Nevertheless, we saw a nice bump in Google traffic with the July 2014 and October 2014 updates. Across our heavily hit sites (those mentioned above), we saw maybe a five-fold jump in traffic. That sounded great. At first.

But when you do the math, given that you're coming off of a really low base value, you never get close to what you once enjoyed.

In other words, if Google is pouring say 40 or 50 visitors a day into a site and then quintuples this, you’re now looking at 200 to 250 visitors a day. Add to that the maybe 50 visitors coming from other sites, and you’re at 250 or 300 people a day—way less than we used to enjoy.

My point is that you can’t fully recover from a penalty or penalties simply through SEO auditing and general fiddle-faddling.

But, in one sense, you don’t actually care about recovering the traffic. You care about recovering the revenue. In that regard, a few basic fixes helped.

Step 3: Optimize conversion rates

The embarrassing thing about all that free traffic from Google was we didn’t really need to be very smart about optimizing our conversion rates or on-page usability.

Even if we did a crappy job in these areas, all we needed to do was compensate with more SEO-induced traffic.

Obviously, these days one can’t think that way.

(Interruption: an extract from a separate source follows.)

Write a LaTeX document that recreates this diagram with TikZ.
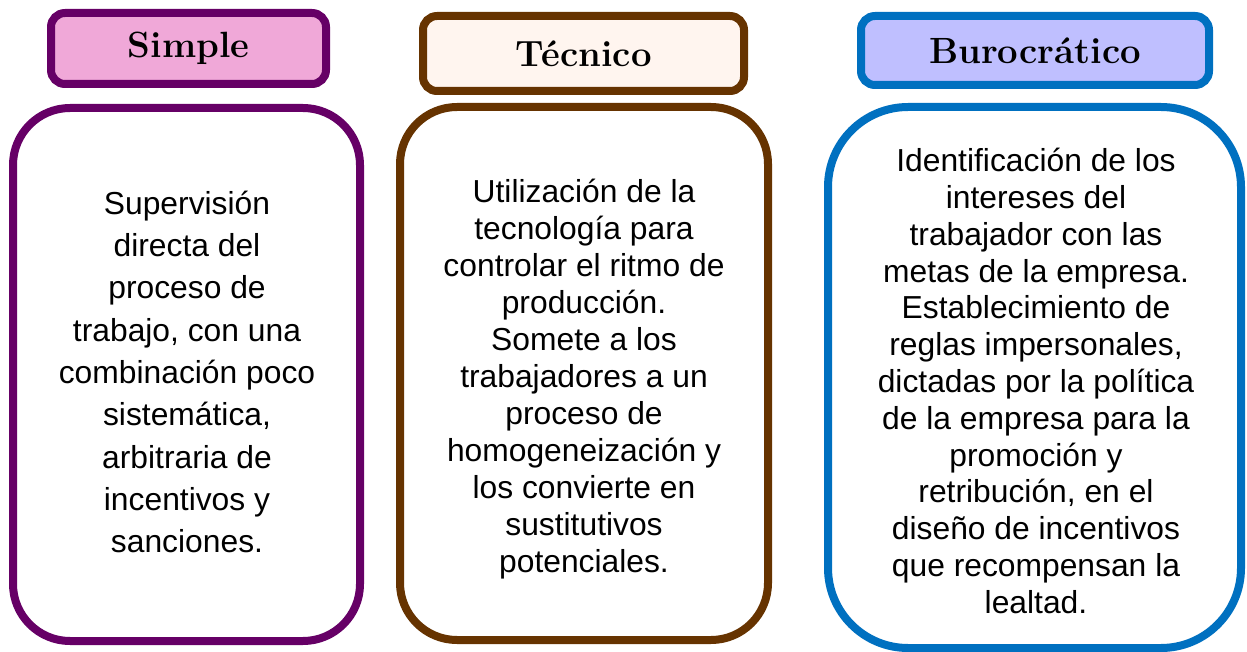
\documentclass[tikz,border=0pt]{standalone}
\usepackage{fontspec}
\setmainfont{Liberation Sans}
\newfontfamily\headfont{Latin Modern Roman}
\definecolor{cpurple}{HTML}{660066}
\definecolor{cpink}{HTML}{F0A8D8}
\definecolor{cbrown}{HTML}{663300}
\definecolor{ccream}{HTML}{FFF5EF}
\definecolor{cblue}{HTML}{0070C0}
\definecolor{clav}{HTML}{BFBFFF}
\tikzset{
  headbox/.style={line width=8pt, rounded corners=14pt},
  bodybox/.style={line width=8pt, fill=white},
  headtxt/.style={font=\headfont\bfseries\fontsize{36.5}{40}\selectfont, text=black},
  bodytxt/.style={font=\fontsize{31.8}{37}\selectfont, align=center, text=black, inner sep=0pt},
}
\begin{document}
\begin{tikzpicture}[x=1pt,y=-1pt]
\useasboundingbox (0,0) rectangle (1247,652);
% headers
\draw[headbox, draw=cpurple, fill=cpink] (51,13) rectangle (326,84);
\node[headtxt] (h1) at (188.5,48.5) {Simple};
\draw[headbox, draw=cbrown, fill=ccream] (423,16) rectangle (744,91);
\node[headtxt] (h2) at (583.5,53.5) {Técnico};
\draw[headbox, draw=cblue, fill=clav] (861,16) rectangle (1209,85);
\node[headtxt] (h3) at (1035,50.5) {Burocrático};
% bodies
\draw[bodybox, draw=cpurple, rounded corners=57pt] (13,108) rectangle (360,641);
\draw[bodybox, draw=cbrown, rounded corners=57pt] (400,107) rectangle (768,640);
\draw[bodybox, draw=cblue, rounded corners=80pt] (828,107) rectangle (1241,648);
\node[bodytxt, font=\fontsize{31.8}{42.3}\selectfont] (b1) at (187,372) {Supervisión\\directa del\\proceso de\\trabajo, con una\\combinación poco\\sistemática,\\arbitraria de\\incentivos y\\sanciones.};
\node[bodytxt] (b2) at (584,379) {Utilización de la\\tecnología para\\controlar el ritmo de\\producción.\\Somete a los\\trabajadores a un\\proceso de\\homogeneización y\\los convierte en\\sustitutivos\\potenciales.};
\node[bodytxt, font=\fontsize{31.8}{36.8}\selectfont] (b3) at (1036,381) {Identificación de los\\intereses del\\trabajador con las\\metas de la empresa.\\Establecimiento de\\reglas impersonales,\\dictadas por la política\\de la empresa para la\\promoción y\\retribución, en el\\diseño de incentivos\\que recompensan la\\lealtad.};
\end{tikzpicture}
\end{document}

And so optimizing for conversion rates and improving on-page usability became part of the solution.

We’ve done all the standard things to our principal sites: adding excellent copy, making pages scannable, and tweaking the design of certain pages.

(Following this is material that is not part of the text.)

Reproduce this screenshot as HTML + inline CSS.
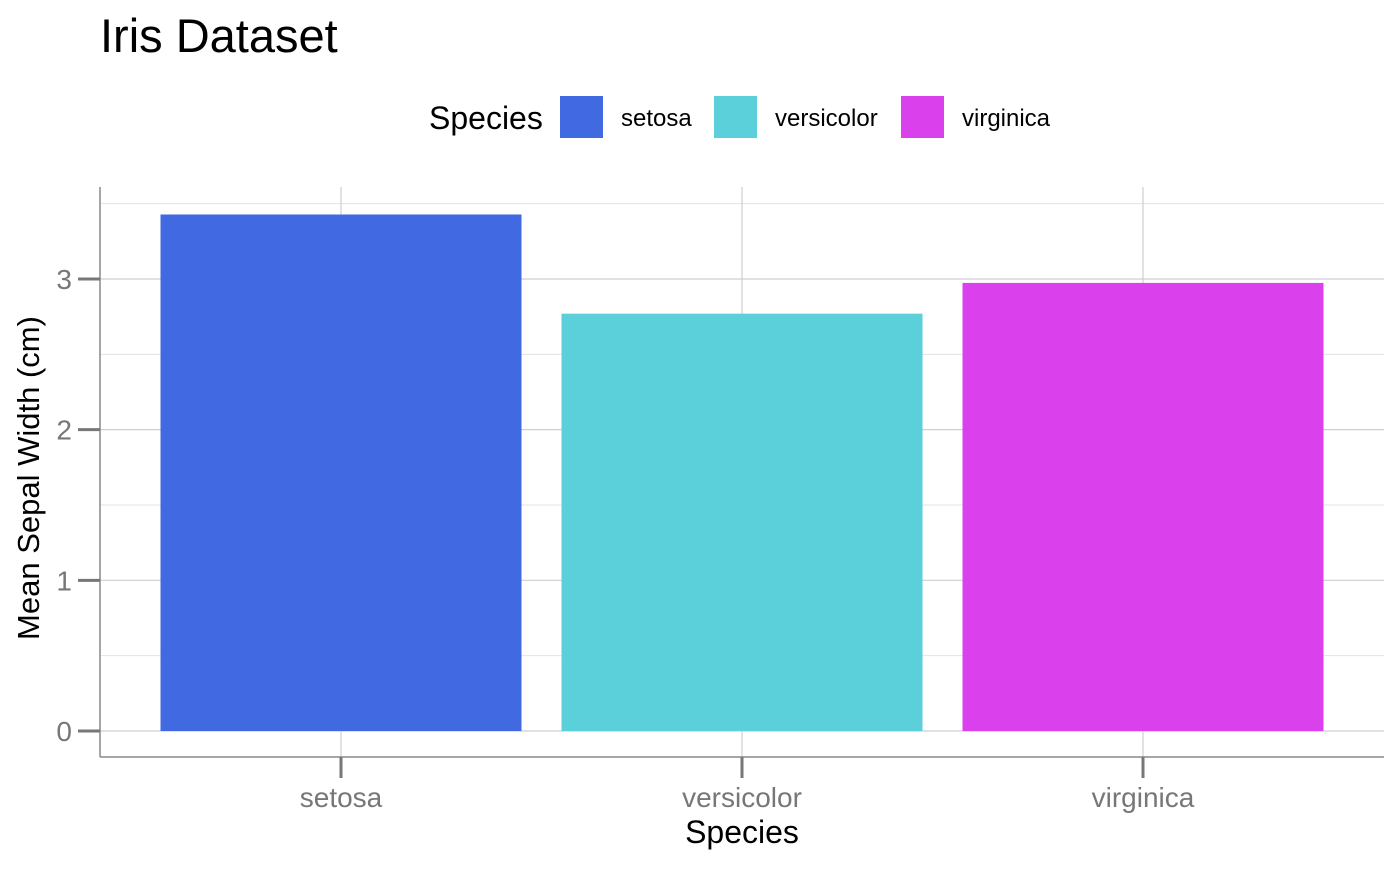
<!DOCTYPE html>
<html><head><meta charset="utf-8"><style>
body{margin:0;background:#fff}
svg text{font-family:"Liberation Sans",sans-serif}
</style></head><body>
<svg id="chart" width="1400" height="866" xmlns="http://www.w3.org/2000/svg">
<text x="100" y="52" font-size="47" fill="#000">Iris Dataset</text>
<g id="legend">
<text x="429" y="129" font-size="32" fill="#000">Species</text>
</g>
<g id="grid"></g><g id="bars"></g><g id="axes"></g>
<text x="742" y="843" font-size="32" text-anchor="middle" fill="#000">Species</text>
<text transform="translate(39,478) rotate(-90)" font-size="31" text-anchor="middle" fill="#000">Mean Sepal Width (cm)</text>
</svg>
<script>
const categories=["setosa","versicolor","virginica"];
const values=[3.428,2.770,2.974];
const colors=["#4169E1","#5BCFDA","#DA40EC"];
const yTicks=[0,1,2,3];
const yMinor=[0.5,1.5,2.5,3.5];
const NS="http://www.w3.org/2000/svg";
const L=100,R=1384,T=187,B=757;
const y0=731,unit=150.67;
const y=v=>y0-v*unit;
const x=i=>341+401*i;
const bw=361;
function mk(tag,attrs,parent){const e=document.createElementNS(NS,tag);for(const k in attrs)e.setAttribute(k,attrs[k]);parent.appendChild(e);return e;}
const g=document.getElementById('grid'),b=document.getElementById('bars'),a=document.getElementById('axes'),lg=document.getElementById('legend');
yMinor.forEach(v=>{if(y(v)<T)return;const l=mk('line',{x1:L,x2:R,y1:y(v),y2:y(v),stroke:'#e3e3e3','stroke-width':1},g);

});
yTicks.forEach(v=>{const l=mk('line',{x1:L,x2:R,y1:y(v),y2:y(v),stroke:'#cfcfcf','stroke-width':1.2},g);

});
categories.forEach((c,i)=>{const l=mk('line',{x1:x(i),x2:x(i),y1:T,y2:B,stroke:'#cfcfcf','stroke-width':1.2},g);

});
categories.forEach((c,i)=>{const r=mk('rect',{x:x(i)-bw/2,y:y(values[i]),width:bw,height:y(0)-y(values[i]),fill:colors[i]},b);

});
let l1=mk('line',{x1:L,x2:L,y1:T,y2:B,stroke:'#888','stroke-width':1.5},a);


let l2=mk('line',{x1:L,x2:R,y1:B,y2:B,stroke:'#888','stroke-width':1.5},a);


yTicks.forEach(v=>{const t=mk('line',{x1:78,x2:L,y1:y(v),y2:y(v),stroke:'#777','stroke-width':3},a);


const tx=mk('text',{x:72,y:y(v)+10,'font-size':28,'text-anchor':'end',fill:'#777'},a);tx.textContent=v;

});
categories.forEach((c,i)=>{const t=mk('line',{x1:x(i),x2:x(i),y1:B,y2:778,stroke:'#777','stroke-width':3},a);


const tx=mk('text',{x:x(i),y:807,'font-size':28,'text-anchor':'middle',fill:'#777'},a);tx.textContent=c;

});
const keyX=[560,714,901];
categories.forEach((c,i)=>{const r=mk('rect',{x:keyX[i],y:96,width:43,height:42,fill:colors[i]},lg);


const tx=mk('text',{x:keyX[i]+61,y:126,'font-size':24,fill:'#000'},lg);tx.textContent=c;

});
</script>
</body></html>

Though measuring the improvement gets tricky, we feel like we probably nearly doubled our conversion rate. (Honestly, we attribute improvement to the poor job we did with the pre-penalty websites. It was pretty easy to make big improvements to sites that were so inefficient and crudely constructed.)

Step 4: Improve the product mix

The final thing we did—and this thing was the cherry on the cake—was to get smarter about the products we sold and cross-sold.

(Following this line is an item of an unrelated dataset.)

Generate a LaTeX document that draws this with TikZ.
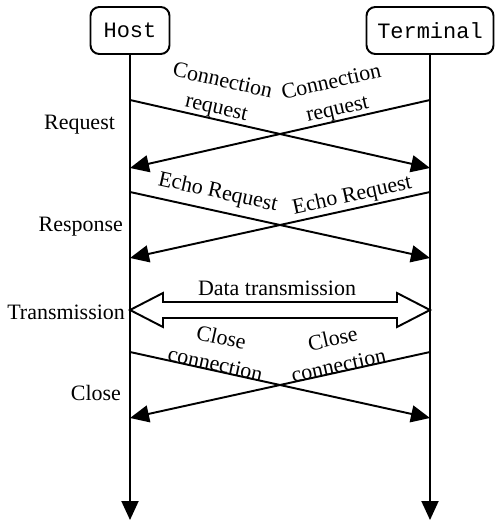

Again, this is embarrassing to admit, but in our pre-penalty phase when we had all of that free traffic, we didn’t care if we only made one-time, relatively small dollar sales to a tiny percentage of our visitors. (Our do-it-yourself incorporation kits sold for about $40.)

Our mindset is totally different now. 

We use the sites to sell CPA firm services. And because we serve a high-end niche, that means we’re really looking for individual taxpayers who become clients paying $1,000, or small business tax clients paying maybe $2,000 year. And the goal is for these clients to return year after year.

The product mix improvements, in the end, changed the game. In fact, we didn’t even need to recover from Google's algorithmic penalties once we fixed the product mix. However, improving our conversion rates and dramatically bumping up our web traffic certainly makes growing easier.